* [THE REQUEST]: Reproduce every line of the listing as written, apart from the pictures.

-- Start AVAILABLE DATA --

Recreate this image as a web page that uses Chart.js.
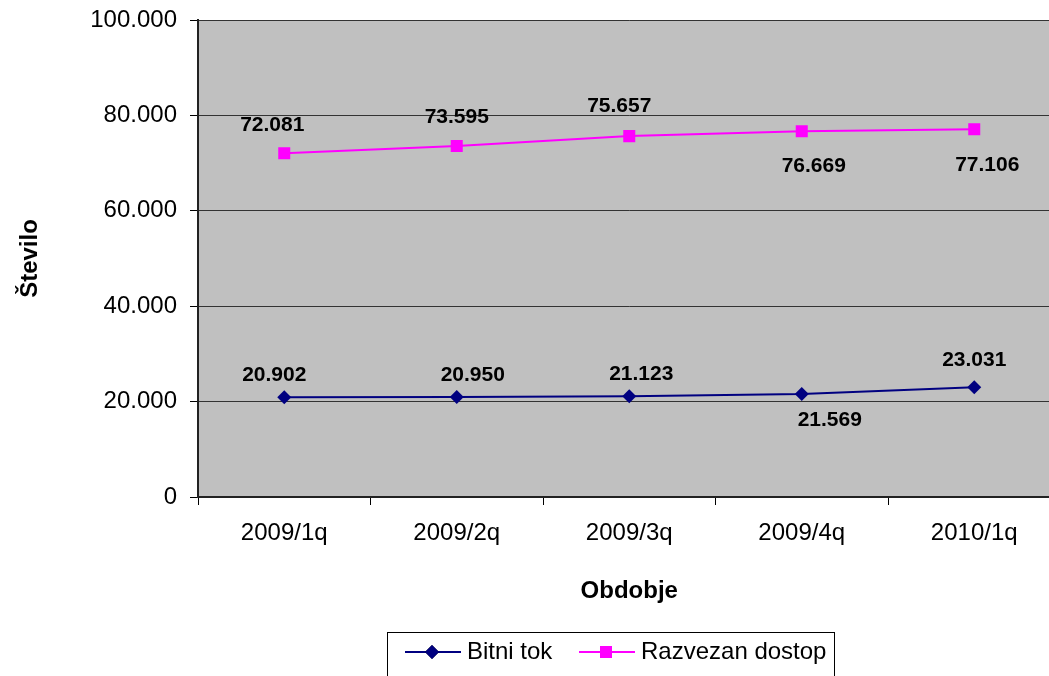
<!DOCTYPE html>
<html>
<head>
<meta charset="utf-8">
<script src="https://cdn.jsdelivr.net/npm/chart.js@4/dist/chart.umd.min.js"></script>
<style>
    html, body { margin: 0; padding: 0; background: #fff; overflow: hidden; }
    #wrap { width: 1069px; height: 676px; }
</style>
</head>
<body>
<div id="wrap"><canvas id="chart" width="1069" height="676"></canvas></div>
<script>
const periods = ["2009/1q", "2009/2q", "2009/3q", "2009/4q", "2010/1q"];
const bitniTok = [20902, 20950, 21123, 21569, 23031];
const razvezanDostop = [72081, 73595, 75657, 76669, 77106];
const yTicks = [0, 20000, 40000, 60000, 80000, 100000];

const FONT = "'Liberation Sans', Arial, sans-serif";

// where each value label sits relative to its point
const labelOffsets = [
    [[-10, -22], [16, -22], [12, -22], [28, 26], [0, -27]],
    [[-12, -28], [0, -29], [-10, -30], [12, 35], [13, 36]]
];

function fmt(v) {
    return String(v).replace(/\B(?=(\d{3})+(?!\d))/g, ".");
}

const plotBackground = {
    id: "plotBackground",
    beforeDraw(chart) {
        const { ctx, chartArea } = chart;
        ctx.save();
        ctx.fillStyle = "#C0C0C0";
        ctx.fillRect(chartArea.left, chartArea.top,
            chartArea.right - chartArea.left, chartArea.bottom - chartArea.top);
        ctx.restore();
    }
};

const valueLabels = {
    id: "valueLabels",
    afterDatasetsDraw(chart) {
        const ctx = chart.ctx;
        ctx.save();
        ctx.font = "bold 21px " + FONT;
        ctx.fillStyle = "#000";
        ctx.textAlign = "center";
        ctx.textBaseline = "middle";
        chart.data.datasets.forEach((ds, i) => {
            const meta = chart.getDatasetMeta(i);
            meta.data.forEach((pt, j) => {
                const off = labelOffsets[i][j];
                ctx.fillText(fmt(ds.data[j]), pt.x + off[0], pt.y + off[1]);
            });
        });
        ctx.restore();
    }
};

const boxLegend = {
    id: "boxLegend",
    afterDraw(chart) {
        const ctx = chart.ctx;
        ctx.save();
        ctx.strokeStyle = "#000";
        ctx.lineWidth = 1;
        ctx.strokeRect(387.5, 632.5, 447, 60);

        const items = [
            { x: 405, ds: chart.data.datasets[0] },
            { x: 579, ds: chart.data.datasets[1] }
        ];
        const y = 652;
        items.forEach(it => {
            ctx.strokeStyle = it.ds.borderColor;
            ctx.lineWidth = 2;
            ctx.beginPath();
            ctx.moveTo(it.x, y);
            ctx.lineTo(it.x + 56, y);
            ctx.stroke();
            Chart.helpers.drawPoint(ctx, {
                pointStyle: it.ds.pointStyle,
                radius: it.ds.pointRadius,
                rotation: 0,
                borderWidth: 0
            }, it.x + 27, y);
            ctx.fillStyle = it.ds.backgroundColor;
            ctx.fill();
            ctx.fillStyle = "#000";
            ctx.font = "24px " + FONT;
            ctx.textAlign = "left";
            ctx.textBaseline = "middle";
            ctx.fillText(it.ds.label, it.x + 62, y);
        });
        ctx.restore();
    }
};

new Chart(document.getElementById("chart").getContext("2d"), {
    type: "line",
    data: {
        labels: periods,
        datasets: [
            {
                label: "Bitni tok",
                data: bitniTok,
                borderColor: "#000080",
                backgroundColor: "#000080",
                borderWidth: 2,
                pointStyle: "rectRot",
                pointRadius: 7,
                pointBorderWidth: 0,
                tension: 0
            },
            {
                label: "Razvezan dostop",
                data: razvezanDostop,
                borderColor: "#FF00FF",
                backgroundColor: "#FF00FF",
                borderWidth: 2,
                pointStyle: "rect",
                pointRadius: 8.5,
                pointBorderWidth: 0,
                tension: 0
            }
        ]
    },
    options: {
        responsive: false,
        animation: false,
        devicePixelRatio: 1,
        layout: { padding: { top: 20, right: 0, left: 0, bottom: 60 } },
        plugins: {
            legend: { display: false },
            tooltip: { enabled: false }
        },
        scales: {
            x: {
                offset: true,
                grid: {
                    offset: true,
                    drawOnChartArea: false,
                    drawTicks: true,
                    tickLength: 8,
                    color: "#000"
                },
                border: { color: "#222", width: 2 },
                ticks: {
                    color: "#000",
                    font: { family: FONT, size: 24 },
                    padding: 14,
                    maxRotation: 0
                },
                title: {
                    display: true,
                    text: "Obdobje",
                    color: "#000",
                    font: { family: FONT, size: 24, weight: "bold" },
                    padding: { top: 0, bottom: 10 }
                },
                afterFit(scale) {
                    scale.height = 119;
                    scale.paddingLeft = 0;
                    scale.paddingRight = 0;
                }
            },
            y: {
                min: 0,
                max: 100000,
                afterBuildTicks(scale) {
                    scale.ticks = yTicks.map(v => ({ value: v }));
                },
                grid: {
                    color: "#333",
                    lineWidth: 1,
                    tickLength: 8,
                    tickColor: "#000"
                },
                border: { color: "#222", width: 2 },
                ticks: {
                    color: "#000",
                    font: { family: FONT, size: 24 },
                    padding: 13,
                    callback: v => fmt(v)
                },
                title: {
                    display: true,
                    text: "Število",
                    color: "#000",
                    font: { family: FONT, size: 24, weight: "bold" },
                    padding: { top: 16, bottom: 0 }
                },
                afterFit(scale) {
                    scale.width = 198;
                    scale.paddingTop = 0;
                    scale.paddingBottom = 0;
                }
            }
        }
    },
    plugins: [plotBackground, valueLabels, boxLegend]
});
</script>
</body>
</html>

-- End AVAILABLE DATA --

* [RESULT OF THIS TASK]:
Recreate this image as a web page that uses Chart.js.
<!DOCTYPE html>
<html>
<head>
<meta charset="utf-8">
<script src="https://cdn.jsdelivr.net/npm/chart.js@4/dist/chart.umd.min.js"></script>
<style>
    html, body { margin: 0; padding: 0; background: #fff; overflow: hidden; }
    #wrap { width: 1069px; height: 676px; }
</style>
</head>
<body>
<div id="wrap"><canvas id="chart" width="1069" height="676"></canvas></div>
<script>
const periods = ["2009/1q", "2009/2q", "2009/3q", "2009/4q", "2010/1q"];
const bitniTok = [20902, 20950, 21123, 21569, 23031];
const razvezanDostop = [72081, 73595, 75657, 76669, 77106];
const yTicks = [0, 20000, 40000, 60000, 80000, 100000];

const FONT = "'Liberation Sans', Arial, sans-serif";

// where each value label sits relative to its point
const labelOffsets = [
    [[-10, -22], [16, -22], [12, -22], [28, 26], [0, -27]],
    [[-12, -28], [0, -29], [-10, -30], [12, 35], [13, 36]]
];

function fmt(v) {
    return String(v).replace(/\B(?=(\d{3})+(?!\d))/g, ".");
}

const plotBackground = {
    id: "plotBackground",
    beforeDraw(chart) {
        const { ctx, chartArea } = chart;
        ctx.save();
        ctx.fillStyle = "#C0C0C0";
        ctx.fillRect(chartArea.left, chartArea.top,
            chartArea.right - chartArea.left, chartArea.bottom - chartArea.top);
        ctx.restore();
    }
};

const valueLabels = {
    id: "valueLabels",
    afterDatasetsDraw(chart) {
        const ctx = chart.ctx;
        ctx.save();
        ctx.font = "bold 21px " + FONT;
        ctx.fillStyle = "#000";
        ctx.textAlign = "center";
        ctx.textBaseline = "middle";
        chart.data.datasets.forEach((ds, i) => {
            const meta = chart.getDatasetMeta(i);
            meta.data.forEach((pt, j) => {
                const off = labelOffsets[i][j];
                ctx.fillText(fmt(ds.data[j]), pt.x + off[0], pt.y + off[1]);
            });
        });
        ctx.restore();
    }
};

const boxLegend = {
    id: "boxLegend",
    afterDraw(chart) {
        const ctx = chart.ctx;
        ctx.save();
        ctx.strokeStyle = "#000";
        ctx.lineWidth = 1;
        ctx.strokeRect(387.5, 632.5, 447, 60);

        const items = [
            { x: 405, ds: chart.data.datasets[0] },
            { x: 579, ds: chart.data.datasets[1] }
        ];
        const y = 652;
        items.forEach(it => {
            ctx.strokeStyle = it.ds.borderColor;
            ctx.lineWidth = 2;
            ctx.beginPath();
            ctx.moveTo(it.x, y);
            ctx.lineTo(it.x + 56, y);
            ctx.stroke();
            Chart.helpers.drawPoint(ctx, {
                pointStyle: it.ds.pointStyle,
                radius: it.ds.pointRadius,
                rotation: 0,
                borderWidth: 0
            }, it.x + 27, y);
            ctx.fillStyle = it.ds.backgroundColor;
            ctx.fill();
            ctx.fillStyle = "#000";
            ctx.font = "24px " + FONT;
            ctx.textAlign = "left";
            ctx.textBaseline = "middle";
            ctx.fillText(it.ds.label, it.x + 62, y);
        });
        ctx.restore();
    }
};

new Chart(document.getElementById("chart").getContext("2d"), {
    type: "line",
    data: {
        labels: periods,
        datasets: [
            {
                label: "Bitni tok",
                data: bitniTok,
                borderColor: "#000080",
                backgroundColor: "#000080",
                borderWidth: 2,
                pointStyle: "rectRot",
                pointRadius: 7,
                pointBorderWidth: 0,
                tension: 0
            },
            {
                label: "Razvezan dostop",
                data: razvezanDostop,
                borderColor: "#FF00FF",
                backgroundColor: "#FF00FF",
                borderWidth: 2,
                pointStyle: "rect",
                pointRadius: 8.5,
                pointBorderWidth: 0,
                tension: 0
            }
        ]
    },
    options: {
        responsive: false,
        animation: false,
        devicePixelRatio: 1,
        layout: { padding: { top: 20, right: 0, left: 0, bottom: 60 } },
        plugins: {
            legend: { display: false },
            tooltip: { enabled: false }
        },
        scales: {
            x: {
                offset: true,
                grid: {
                    offset: true,
                    drawOnChartArea: false,
                    drawTicks: true,
                    tickLength: 8,
                    color: "#000"
                },
                border: { color: "#222", width: 2 },
                ticks: {
                    color: "#000",
                    font: { family: FONT, size: 24 },
                    padding: 14,
                    maxRotation: 0
                },
                title: {
                    display: true,
                    text: "Obdobje",
                    color: "#000",
                    font: { family: FONT, size: 24, weight: "bold" },
                    padding: { top: 0, bottom: 10 }
                },
                afterFit(scale) {
                    scale.height = 119;
                    scale.paddingLeft = 0;
                    scale.paddingRight = 0;
                }
            },
            y: {
                min: 0,
                max: 100000,
                afterBuildTicks(scale) {
                    scale.ticks = yTicks.map(v => ({ value: v }));
                },
                grid: {
                    color: "#333",
                    lineWidth: 1,
                    tickLength: 8,
                    tickColor: "#000"
                },
                border: { color: "#222", width: 2 },
                ticks: {
                    color: "#000",
                    font: { family: FONT, size: 24 },
                    padding: 13,
                    callback: v => fmt(v)
                },
                title: {
                    display: true,
                    text: "Število",
                    color: "#000",
                    font: { family: FONT, size: 24, weight: "bold" },
                    padding: { top: 16, bottom: 0 }
                },
                afterFit(scale) {
                    scale.width = 198;
                    scale.paddingTop = 0;
                    scale.paddingBottom = 0;
                }
            }
        }
    },
    plugins: [plotBackground, valueLabels, boxLegend]
});
</script>
</body>
</html>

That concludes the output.